BLDP — Ballard Power Systems Inc.
NASDAQ
Q1 2026 Earnings Call Summary
May 5, 2026
Summary of Ballard Power Systems Q1 2026 Earnings Call
1. Key Financial Results and Metrics
- Total Revenue: $19.4 million, a 26% increase year-over-year, driven by bus and rail markets.
- Gross Margin: Improved to 14%, marking the third consecutive quarter of positive gross margins, up 37 points from Q1 2025.
- Operating Expenses: Reduced to $16.4 million, a 36% decrease compared to the previous year, due to disciplined cost control and restructuring.
- Cash Used in Operating Activities: $7.8 million, a 65% improvement from $24.4 million in Q1 2025.
- Adjusted EBITDA: Improved to negative $11.4 million from negative $27.5 million year-over-year.
- Cash Position: Ended the quarter with $516.8 million in cash and cash equivalents, a slight decrease of 2% from the prior quarter.
2. Strategic Updates and Business Highlights
- Bus Market Growth: Secured multiyear agreements with major OEMs including New Flyer, Wrightbus, and Solaris, enhancing Ballard's position in the bus market.
- Fleet Services Expansion: Transitioning from module supplier to a proactive fleet partner, leveraging over 300 million kilometers of operational data to enhance service offerings.
- Project Forge: Focused on high-volume automated manufacturing to reduce costs and improve quality, expected to enter full production in the second half of 2026.
- New COO Appointment: Ralph Robinett joins to enhance operational efficiency and drive cost reductions.
3. Forward Guidance and Outlook
- Revenue Expectations: Anticipated to be weighted towards the second half of 2026, with no specific revenue or net income guidance provided due to the early stage of the hydrogen fuel cell market.
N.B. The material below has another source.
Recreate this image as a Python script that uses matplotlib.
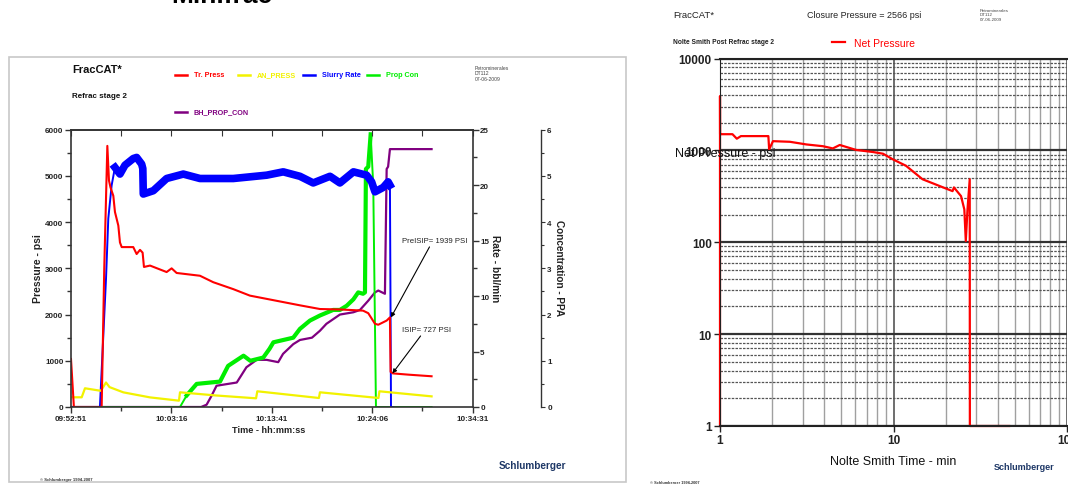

- Operating Expense Guidance: Expected to be between $65 million and $75 million for 2026, with capital expenditures projected at $5 million to $10 million.
- Long-term Growth: Continued focus on expanding into rail, material handling, and stationary power markets, with optimism about future opportunities in these sectors.
4. Bad News, Challenges, or Points of Concern
- Bus Segment Decline: Noted a decline in bus segment performance attributed to delivery timing and inventory levels, with some funding slowdowns in the EU affecting demand.
- Hydrogen Infrastructure: While there is progress in hydrogen availability, the need for improved unit economics and the competitive landscape of gray versus green hydrogen remains a challenge.
5. Notable Q&A Insights
- Stationary Power Revenue Drivers: Growth primarily from diesel genset replacements rather than data center demand, indicating a focus on traditional markets for now.
- Bus Segment Dynamics: Declines were largely timing-related, with expectations of improved demand as funding issues are resolved.
- Fleet Services Model: New sales include service contracts, creating a recurring revenue stream through extended service agreements.
- Hydrogen Supply: Positive developments in hydrogen availability, with increasing interest in green hydrogen, although gray hydrogen remains a significant player in the market.
The call concluded with a positive outlook on the company’s transformation efforts and a reminder of the upcoming Capital Markets Day event on October 22, 2026.